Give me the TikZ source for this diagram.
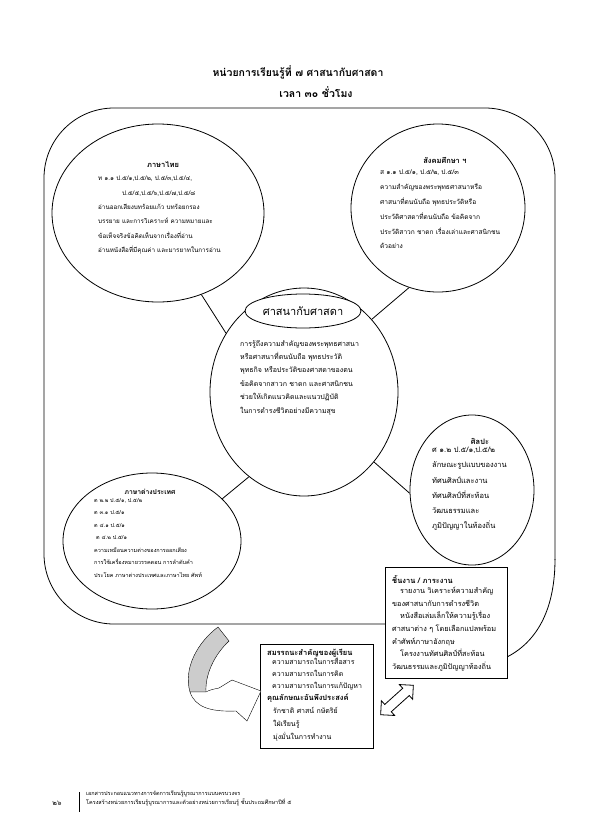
\documentclass[tikz,border=0pt]{standalone}
\usepackage{fontspec}
\setmainfont[Script=Thai]{Loma}
\usetikzlibrary{shapes.geometric,shapes.arrows,positioning}
\tikzset{
  bubble/.style={draw=black, thick, ellipse, inner sep=0pt},
  infobox/.style={draw=black, line width=1.3pt, fill=white, inner sep=0pt, anchor=north west},
  body/.style={font=\fontsize{7}{14}\selectfont, align=left, anchor=north west, inner sep=0pt},
  head/.style={font=\bfseries\fontsize{7.5}{9}\selectfont, inner sep=0pt},
  title/.style={font=\bfseries\fontsize{10.5}{12}\selectfont, inner sep=0pt},
  link/.style={thick}
}

\begin{document}
\begin{tikzpicture}[x=1pt,y=-1pt]
\useasboundingbox (0,0) rectangle (595,836);

\node[title] (unit) at (298,72) {หน่วยการเรียนรู้ที่ ๗ ศาสนากับศาสดา};
\node[title] (hours) at (316,92) {เวลา ๓๐ ชั่วโมง};

% outer frame
\draw[thick, rounded corners=70pt] (386,624) -- (44,624) -- (44,108) -- (555,108) -- (555,560);
\draw[thick] (555,559) .. controls (555,605) and (540,640) .. (507,657);

% bubbles
\node[bubble, minimum width=212, minimum height=178] (thai) at (158,213) {};
\node[bubble, minimum width=174, minimum height=168] (social) at (438,208) {};
\node[bubble, minimum width=188, minimum height=208] (core) at (304,392) {};
\node[bubble, minimum width=178, minimum height=136] (foreign) at (152,541) {};
\node[bubble, minimum width=124, minimum height=150] (art) at (472,490) {};
\node[bubble, fill=white, minimum width=116, minimum height=34] (topic) at (303,311) {};
\node[font=\fontsize{11}{13}\selectfont, inner sep=0pt] (topictxt) at (topic) {ศาสนากับศาสดา};

\draw[link] (thai.-62) -- (core.143);
\draw[link] (social.-110) -- (core.47);
\draw[link] (foreign.31) -- (core.-123);
\draw[link] (art.-177) -- (core.-45);

% thai
\node[head] (thaih) at (163,165) {ภาษาไทย};
\node[body, font=\fontsize{6.3}{14.4}\selectfont] (thaib) at (98,176) {ท ๑.๑ ป.๕/๑,ป.๕/๒, ป.๕/๓,ป.๕/๔,\\
\hspace*{24pt}ป.๕/๕,ป.๕/๖,ป.๕/๗,ป.๕/๘\\
อ่านออกเสียงบทร้อยแก้ว บทร้อยกรอง\\
บรรยาย และการวิเคราะห์ ความหมายและ\\
ข้อเท็จจริงข้อคิดเห็นจากเรื่องที่อ่าน\\
อ่านหนังสือที่มีคุณค่า และมารยาทในการอ่าน};

% social
\node[head] (socialh) at (445,160) {สังคมศึกษา ฯ};
\node[body, font=\fontsize{6.6}{14.8}\selectfont] (socialb) at (380,170) {ส ๑.๑ ป.๕/๑, ป.๕/๒, ป.๕/๓\\
ความสำคัญของพระพุทธศาสนาหรือ\\
ศาสนาที่ตนนับถือ พุทธประวัติหรือ\\
ประวัติศาสดาที่ตนนับถือ  ข้อคิดจาก\\
ประวัติสาวก ชาดก เรื่องเล่าและศาสนิกชน\\
ตัวอย่าง};

% core
\node[body, font=\fontsize{7}{13.4}\selectfont] (coreb) at (240,340) {การรู้ถึงความสำคัญของพระพุทธศาสนา\\
หรือศาสนาที่ตนนับถือ พุทธประวัติ\\
พุทธกิจ หรือประวัติของศาสดาของตน\\
ข้อคิดจากสาวก ชาดก และศาสนิกชน\\
ช่วยให้เกิดแนวคิดและแนวปฏิบัติ\\
ในการดำรงชีวิตอย่างมีความสุข};

% foreign
\node[head, font=\bfseries\fontsize{6.8}{9}\selectfont] (foreignh) at (150,492) {ภาษาต่างประเทศ};
\node[body, font=\fontsize{5.5}{12.5}\selectfont] (foreignb) at (94,498) {ต ๒.๒ ป.๕/๑, ป.๕/๒\\
ต ๓.๑ ป.๕/๑\\
ต ๔.๑ ป.๕/๑\\
\hspace*{2pt}ต ๔.๒ ป.๕/๑\\
ความเหมือนความต่างของการออกเสียง\\
การใช้เครื่องหมายวรรคตอน การลำดับคำ\\
ประโยค ภาษาต่างประเทศและภาษาไทย ศัพท์};

% art
\node[head] (arth) at (480,441) {ศิลปะ};
\node[body, font=\fontsize{7.5}{15.2}\selectfont] (artb) at (432,447) {ศ ๑.๒ ป.๕/๑,ป.๕/๒\\
ลักษณะรูปแบบของงาน\\
ทัศนศิลป์และงาน\\
ทัศนศิลป์ที่สะท้อน\\
วัฒนธรรมและ\\
ภูมิปัญญาในท้องถิ่น};

% work box
\node[infobox, minimum width=122, minimum height=111] (work) at (385,567) {};
\node[head, anchor=west] (workh) at (392,580) {ชิ้นงาน / ภาระงาน};
\node[body, font=\fontsize{7.3}{12.6}\selectfont] (workb) at (392,587) {\hspace*{8pt}รายงาน วิเคราะห์ความสำคัญ\\
ของศาสนากับการดำรงชีวิต\\
\hspace*{8pt}หนังสือเล่มเล็กให้ความรู้เรื่อง\\
ศาสนาต่าง ๆ โดยเลือกแปลพร้อม\\
คำศัพท์ภาษาอังกฤษ\\
\hspace*{8pt}โครงงานทัศนศิลป์ที่สะท้อน\\
วัฒนธรรมและภูมิปัญญาท้องถิ่น};

% competency box
\node[infobox, minimum width=113, minimum height=104] (skill) at (260,644) {};
\node[head, anchor=west] (skillh) at (267,653) {สมรรถนะสำคัญของผู้เรียน};
\node[body, font=\fontsize{7}{11.8}\selectfont] (skillb) at (272,657) {ความสามารถในการสื่อสาร\\
ความสามารถในการคิด\\
ความสามารถในการแก้ปัญหา};
\node[head, anchor=west] (traith) at (267,698) {คุณลักษณะอันพึงประสงค์};
\node[body, font=\fontsize{7}{13}\selectfont] (traitb) at (273,707) {รักชาติ ศาสน์ กษัตริย์\\
ใฝ่เรียนรู้\\
มุ่งมั่นในการทำงาน};

% curved arrow
\filldraw[fill=gray!40, draw=black] (218,627) .. controls (198,642) and (183,668) .. (190,692)
  -- (206,692) .. controls (205,675) and (214,655) .. (229,641) -- cycle;
\filldraw[fill=white, draw=black] (190,692) .. controls (195,707) and (210,712) .. (236,711)
  -- (247,721) -- (261,691) -- (232,680) -- (219,688)
  .. controls (214,689) and (209,690) .. (206,692) -- cycle;

% double arrow
\node[double arrow, draw, thick, fill=white, rotate=42, minimum height=44pt,
  double arrow head extend=5pt, inner sep=4.5pt] (swap) at (397,700) {};

% footer
\node[font=\fontsize{7}{8}\selectfont, inner sep=0pt] (page) at (57,803) {๒๖};
\draw (79,792) -- (79,812);
\node[body, font=\fontsize{5.5}{8.5}\selectfont] (foot) at (86,791) {เอกสารประกอบแนวทางการจัดการเรียนรู้บูรณาการแบบครบวงจร\\
โครงสร้างหน่วยการเรียนรู้บูรณาการและตัวอย่างหน่วยการเรียนรู้ ชั้นประถมศึกษาปีที่ ๕};
\end{tikzpicture}
\end{document}
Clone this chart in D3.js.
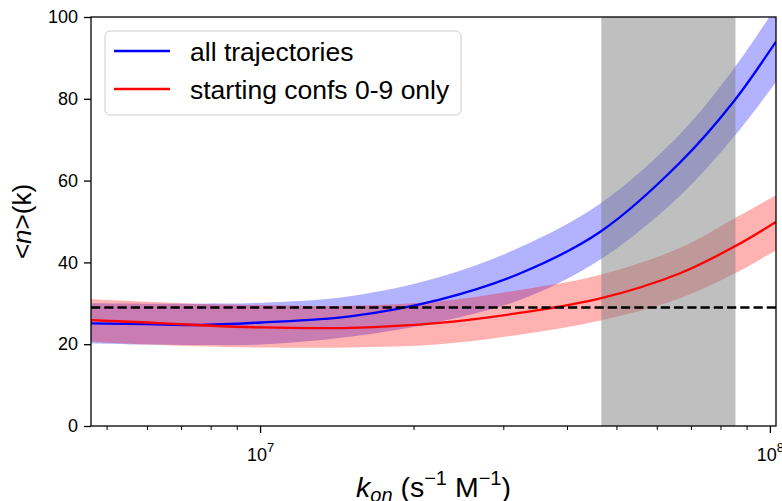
<!DOCTYPE html>
<html>
<head>
<meta charset="utf-8">
<script src="https://cdn.jsdelivr.net/npm/d3@7"></script>
<style>
  html, body { margin: 0; padding: 0; background: #fff; }
  svg { display: block; font-family: "Liberation Sans", Arial, Helvetica, sans-serif; }
</style>
</head>
<body>
<svg id="chart" width="782" height="501"></svg>
<script>
// association rate constants (s^-1 M^-1) at which <n> was evaluated
const kon = [4.66e6, 6e6, 7.5e6, 1e7, 1.5e7, 2.25e7, 3.25e7, 4.65e7, 6.65e7, 8.5e7, 1.028e8];

// all trajectories: mean and uncertainty band
const allMean  = [25.1, 24.9, 24.7, 25.3, 26.8, 30.9, 37.4, 47.5, 64.3, 79.4, 94.0];
const allUpper = [30.0, 29.9, 29.9, 30.1, 31.7, 36.4, 43.8, 54.4, 71.3, 87.4, 102.5];
const allLower = [20.2, 19.9, 19.8, 19.9, 21.8, 25.5, 30.9, 40.7, 56.2, 70.7, 84.1];

// starting confs 0-9 only: mean and uncertainty band
const subMean  = [25.9, 25.3, 24.7, 24.1, 24.0, 25.2, 27.7, 31.2, 37.3, 43.8, 49.9];
const subUpper = [31.0, 30.4, 29.9, 29.6, 29.4, 30.5, 33.3, 37.0, 43.5, 50.7, 56.4];
const subLower = [20.6, 19.9, 19.5, 19.2, 19.2, 20.0, 22.4, 25.8, 31.2, 37.2, 43.0];

// reference level and highlighted k_on interval
const refLevel = 29;
const konRange = [4.67e7, 8.56e7];

const yTicks = [0, 20, 40, 60, 80, 100];
const xMajor = [1e7, 1e8];
const xMinor = [5e6, 6e6, 7e6, 8e6, 9e6, 2e7, 3e7, 4e7, 5e7, 6e7, 7e7, 8e7, 9e7];
const legendLabels = ["all trajectories", "starting confs 0-9 only"];

const margin = { left: 91, right: 776, top: 17, bottom: 426 };
const svg = d3.select("#chart");

const x = d3.scaleLog().domain([4.66e6, 1.028e8]).range([margin.left, margin.right]);
const y = d3.scaleLinear().domain([0, 100]).range([margin.bottom, margin.top]);

svg.append("defs").append("clipPath").attr("id", "plotClip")
  .append("rect")
  .attr("x", margin.left).attr("y", margin.top)
  .attr("width", margin.right - margin.left).attr("height", margin.bottom - margin.top);

const plot = svg.append("g").attr("clip-path", "url(#plotClip)");

const smooth = d3.curveCatmullRom.alpha(0.5);

const area = (lo, hi) => d3.area()
  .x((d, i) => x(kon[i]))
  .y0((d, i) => y(lo[i]))
  .y1((d, i) => y(hi[i]))
  .curve(smooth);

const line = vals => d3.line()
  .x((d, i) => x(kon[i]))
  .y((d, i) => y(vals[i]))
  .curve(smooth);

// uncertainty bands
plot.append("path").datum(kon).attr("d", area(allLower, allUpper))
  .attr("fill", "#0000ff").attr("fill-opacity", 0.3);
plot.append("path").datum(kon).attr("d", area(subLower, subUpper))
  .attr("fill", "#ff0000").attr("fill-opacity", 0.3);

// highlighted interval
plot.append("rect")
  .attr("x", x(konRange[0])).attr("width", x(konRange[1]) - x(konRange[0]))
  .attr("y", margin.top).attr("height", margin.bottom - margin.top)
  .attr("fill", "#808080").attr("fill-opacity", 0.5);

// mean curves
plot.append("path").datum(kon).attr("d", line(allMean))
  .attr("fill", "none").attr("stroke", "#0000ff").attr("stroke-width", 2.3);
plot.append("path").datum(kon).attr("d", line(subMean))
  .attr("fill", "none").attr("stroke", "#ff0000").attr("stroke-width", 2.3);

// reference level
plot.append("line")
  .attr("x1", margin.left).attr("x2", margin.right)
  .attr("y1", y(refLevel)).attr("y2", y(refLevel))
  .attr("stroke", "#000").attr("stroke-width", 2.5)
  .attr("stroke-dasharray", "9.25,4");

// frame
svg.append("rect")
  .attr("x", margin.left).attr("y", margin.top)
  .attr("width", margin.right - margin.left).attr("height", margin.bottom - margin.top)
  .attr("fill", "none").attr("stroke", "#000").attr("stroke-width", 1.3);

// y axis
const yAxis = svg.append("g").attr("transform", `translate(${margin.left},0)`)
  .call(d3.axisLeft(y).tickValues(yTicks).tickSize(7).tickPadding(6).tickFormat(d3.format("d")));
yAxis.select(".domain").remove();
yAxis.selectAll("line").attr("stroke", "#000").attr("stroke-width", 1.3);
yAxis.selectAll("text").attr("font-size", 18).attr("fill", "#000")
  .attr("font-family", "'Liberation Sans', Arial, sans-serif");

// x axis: minor ticks
const xMinorAxis = svg.append("g").attr("transform", `translate(0,${margin.bottom})`)
  .call(d3.axisBottom(x).tickValues(xMinor).tickSize(4).tickFormat(""));
xMinorAxis.select(".domain").remove();
xMinorAxis.selectAll("line").attr("stroke", "#000").attr("stroke-width", 1);

// x axis: major ticks with power-of-ten labels
const xAxis = svg.append("g").attr("transform", `translate(0,${margin.bottom})`)
  .call(d3.axisBottom(x).tickValues(xMajor).tickSize(7).tickFormat(""));
xAxis.select(".domain").remove();
xAxis.selectAll("line").attr("stroke", "#000").attr("stroke-width", 1.3);
xAxis.selectAll(".tick").append("text")
  .attr("y", 35).attr("text-anchor", "middle").attr("fill", "#000")
  .attr("font-size", 18)
  .each(function (d) {
    const t = d3.select(this);
    t.append("tspan").text("10");
    t.append("tspan").attr("font-size", 13).attr("dy", -9).text(Math.round(Math.log10(d)));
  });

// axis titles
const yTitle = svg.append("text")
  .attr("transform", `translate(31,${(margin.top + margin.bottom) / 2}) rotate(-90)`)
  .attr("text-anchor", "middle").attr("font-size", 26).attr("fill", "#000");
yTitle.append("tspan").text("<");
yTitle.append("tspan").attr("font-style", "italic").text("n");
yTitle.append("tspan").text(">(k)");

const xTitle = svg.append("text")
  .attr("x", (margin.left + margin.right) / 2).attr("y", 497)
  .attr("text-anchor", "middle").attr("font-size", 28.5).attr("fill", "#000");
xTitle.append("tspan").attr("font-style", "italic").text("k");
xTitle.append("tspan").attr("font-style", "italic").attr("font-size", 20).attr("dy", 5).text("on");
xTitle.append("tspan").attr("dy", -5).text(" (s");
xTitle.append("tspan").attr("font-size", 20).attr("dy", -12).text("\u22121");
xTitle.append("tspan").attr("dy", 12).text(" M");
xTitle.append("tspan").attr("font-size", 20).attr("dy", -12).text("\u22121");
xTitle.append("tspan").attr("dy", 12).text(")");

// legend
const legend = svg.append("g");
legend.append("rect")
  .attr("x", 105).attr("y", 31).attr("width", 356).attr("height", 84)
  .attr("rx", 5).attr("fill", "#fff").attr("fill-opacity", 0.8)
  .attr("stroke", "#cccccc").attr("stroke-width", 1);
const legendColors = ["#0000ff", "#ff0000"];
legendLabels.forEach((label, i) => {
  const cy = 51 + i * 38;
  legend.append("line").attr("x1", 114).attr("x2", 170).attr("y1", cy).attr("y2", cy)
    .attr("stroke", legendColors[i]).attr("stroke-width", 2.3);
  legend.append("text").attr("x", 190).attr("y", cy + 9.5)
    .attr("font-size", 26.5).attr("fill", "#000").text(label);
});
</script>
</body>
</html>
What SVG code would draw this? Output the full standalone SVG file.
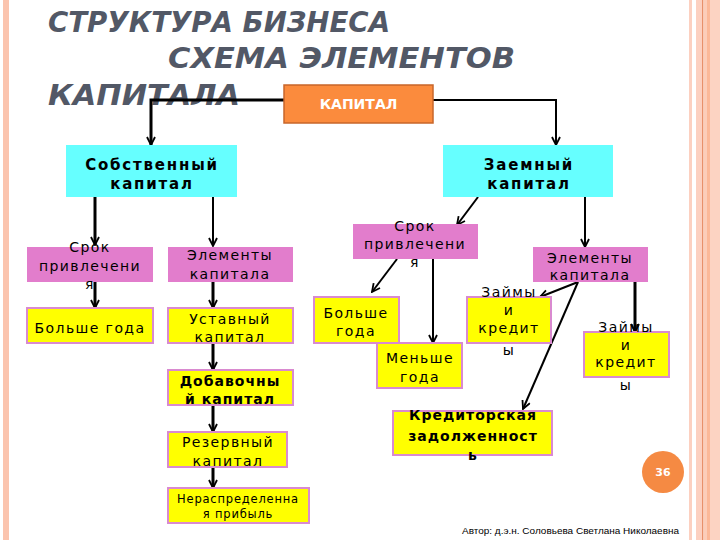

• AIM OF THE TASK:
Repeat the records above exactly, from the first line through the line that contains "(art.-177) -- (core.-45);", and leave out the pictures.

• WRITTEN SOLUTION:
Give me the TikZ source for this diagram.
\documentclass[tikz,border=0pt]{standalone}
\usepackage{fontspec}
\setmainfont[Script=Thai]{Loma}
\usetikzlibrary{shapes.geometric,shapes.arrows,positioning}
\tikzset{
  bubble/.style={draw=black, thick, ellipse, inner sep=0pt},
  infobox/.style={draw=black, line width=1.3pt, fill=white, inner sep=0pt, anchor=north west},
  body/.style={font=\fontsize{7}{14}\selectfont, align=left, anchor=north west, inner sep=0pt},
  head/.style={font=\bfseries\fontsize{7.5}{9}\selectfont, inner sep=0pt},
  title/.style={font=\bfseries\fontsize{10.5}{12}\selectfont, inner sep=0pt},
  link/.style={thick}
}

\begin{document}
\begin{tikzpicture}[x=1pt,y=-1pt]
\useasboundingbox (0,0) rectangle (595,836);

\node[title] (unit) at (298,72) {หน่วยการเรียนรู้ที่ ๗ ศาสนากับศาสดา};
\node[title] (hours) at (316,92) {เวลา ๓๐ ชั่วโมง};

% outer frame
\draw[thick, rounded corners=70pt] (386,624) -- (44,624) -- (44,108) -- (555,108) -- (555,560);
\draw[thick] (555,559) .. controls (555,605) and (540,640) .. (507,657);

% bubbles
\node[bubble, minimum width=212, minimum height=178] (thai) at (158,213) {};
\node[bubble, minimum width=174, minimum height=168] (social) at (438,208) {};
\node[bubble, minimum width=188, minimum height=208] (core) at (304,392) {};
\node[bubble, minimum width=178, minimum height=136] (foreign) at (152,541) {};
\node[bubble, minimum width=124, minimum height=150] (art) at (472,490) {};
\node[bubble, fill=white, minimum width=116, minimum height=34] (topic) at (303,311) {};
\node[font=\fontsize{11}{13}\selectfont, inner sep=0pt] (topictxt) at (topic) {ศาสนากับศาสดา};

\draw[link] (thai.-62) -- (core.143);
\draw[link] (social.-110) -- (core.47);
\draw[link] (foreign.31) -- (core.-123);
\draw[link] (art.-177) -- (core.-45);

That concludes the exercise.